Report every line in the listing below where the string "chart" shows up.
## Start Recorded data
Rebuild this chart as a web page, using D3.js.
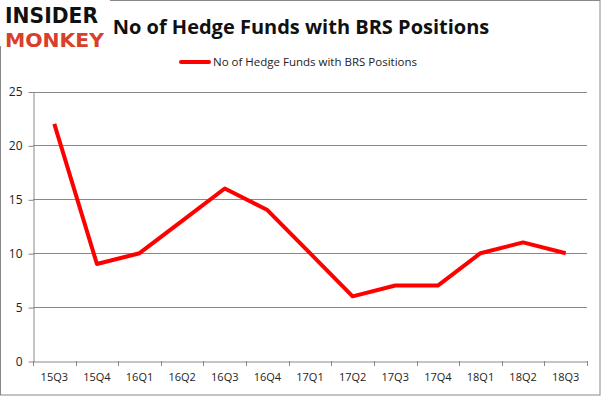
<!DOCTYPE html>
<html>
<head>
<meta charset="utf-8">
<script src="https://cdn.jsdelivr.net/npm/d3@7"></script>
<style>
  body { margin: 0; background: #fff; }
  text { font-family: "Open Sans", "DejaVu Sans", sans-serif; }
</style>
</head>
<body>
<div id="chart"></div>
<script>
let quarters = ["15Q3", "15Q4", "16Q1", "16Q2", "16Q3", "16Q4", "17Q1", "17Q2", "17Q3", "17Q4", "18Q1", "18Q2", "18Q3"];
let funds = [22, 9, 10, 13, 16, 14, 10, 6, 7, 7, 10, 11, 10];
let yTicks = [0, 5, 10, 15, 20, 25];
let seriesName = "No of Hedge Funds with BRS Positions";

let width = 601, height = 396;
let plotLeft = 33, plotRight = 587, plotTop = 91.5, plotBottom = 361;

let svg = d3.select("#chart").append("svg")
    .attr("width", width)
    .attr("height", height);

// outer frame
svg.append("rect")
    .attr("x", 0.5).attr("y", 0.5)
    .attr("width", width - 1.5).attr("height", height - 1.5)
    .style("fill", "none")
    .style("stroke", "#888");

let x = d3.scaleBand().domain(quarters).range([plotLeft, plotRight]);
let y = d3.scaleLinear().domain([0, 25]).range([plotBottom, plotTop]);

// gridlines
svg.selectAll()
    .data(yTicks.slice(1))
    .enter()
    .append("line")
    .attr("x1", plotLeft).attr("x2", plotRight)
    .attr("y1", function (d) { return Math.round(y(d)) + 0.5 })
    .attr("y2", function (d) { return Math.round(y(d)) + 0.5 })
    .style("stroke", "#888");

// y axis
let yAxis = svg.append("g")
    .attr("transform", "translate(" + (plotLeft + 0.5) + ",0.5)")
    .call(d3.axisLeft(y).tickValues(yTicks).tickSize(5).tickSizeOuter(0));
yAxis.select(".domain").style("stroke", "#888");
yAxis.selectAll(".tick line").style("stroke", "#888");
yAxis.selectAll(".tick text")
    .attr("x", -11)
    .style("font-size", "12px")
    .style("fill", "#222")
    .style("font-family", "'Open Sans', sans-serif");

// x axis
let xAxis = svg.append("g")
    .attr("transform", "translate(0," + (plotBottom + 0.5) + ")")
    .call(d3.axisBottom(x).tickSize(0).tickSizeOuter(0));
xAxis.select(".domain").style("stroke", "#888");
xAxis.selectAll(".tick text")
    .attr("y", 12)
    .style("font-size", "11px")
    .style("fill", "#222")
    .style("font-family", "'Open Sans', sans-serif");
svg.selectAll()
    .data(quarters.concat(["end"]))
    .enter()
    .append("line")
    .attr("x1", function (d, i) { return Math.round(plotLeft + i * x.bandwidth()) + 0.5 })
    .attr("x2", function (d, i) { return Math.round(plotLeft + i * x.bandwidth()) + 0.5 })
    .attr("y1", plotBottom)
    .attr("y2", plotBottom + 5)
    .style("stroke", "#888");

// series line
let line = d3.line()
    .x(function (d, i) { return x(quarters[i]) + x.bandwidth() / 2 })
    .y(function (d) { return y(d) });
svg.append("path")
    .datum(funds)
    .attr("d", line)
    .style("fill", "none")
    .style("stroke", "#ff0000")
    .style("stroke-width", 4)
    .style("stroke-linejoin", "round");

// title
svg.append("text")
    .attr("x", 301).attr("y", 34)
    .attr("text-anchor", "middle")
    .style("font-size", "20px")
    .style("font-weight", "bold")
    .style("fill", "#111")
    .text("No of Hedge Funds with BRS Positions");

// legend
svg.append("line")
    .attr("x1", 181).attr("x2", 209)
    .attr("y1", 62).attr("y2", 62)
    .style("stroke", "#ff0000")
    .style("stroke-width", 4)
    .style("stroke-linecap", "round");
svg.append("text")
    .attr("x", 213).attr("y", 66)
    .style("font-size", "11.5px")
    .style("fill", "#222")
    .text(seriesName);

// logo
svg.append("rect")
    .attr("x", 0).attr("y", 0).attr("width", 110).attr("height", 46)
    .style("fill", "#fff");
svg.append("text")
    .attr("x", 5).attr("y", 23)
    .attr("textLength", 93).attr("lengthAdjust", "spacingAndGlyphs")
    .style("font-family", "'DejaVu Sans', sans-serif")
    .style("font-size", "22px")
    .style("font-weight", "900")
    .style("fill", "#111")
    .text("INSIDER");
svg.append("text")
    .attr("x", 5).attr("y", 47)
    .attr("textLength", 99).attr("lengthAdjust", "spacingAndGlyphs")
    .style("font-family", "'DejaVu Sans', sans-serif")
    .style("font-size", "20px")
    .style("font-weight", "900")
    .style("fill", "#d9402b")
    .text("MONKEY");
</script>
</body>
</html>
## End Recorded data
● **The reply**
Rebuild this chart as a web page, using D3.js.
<div id="chart"></div>
let svg = d3.select("#chart").append("svg")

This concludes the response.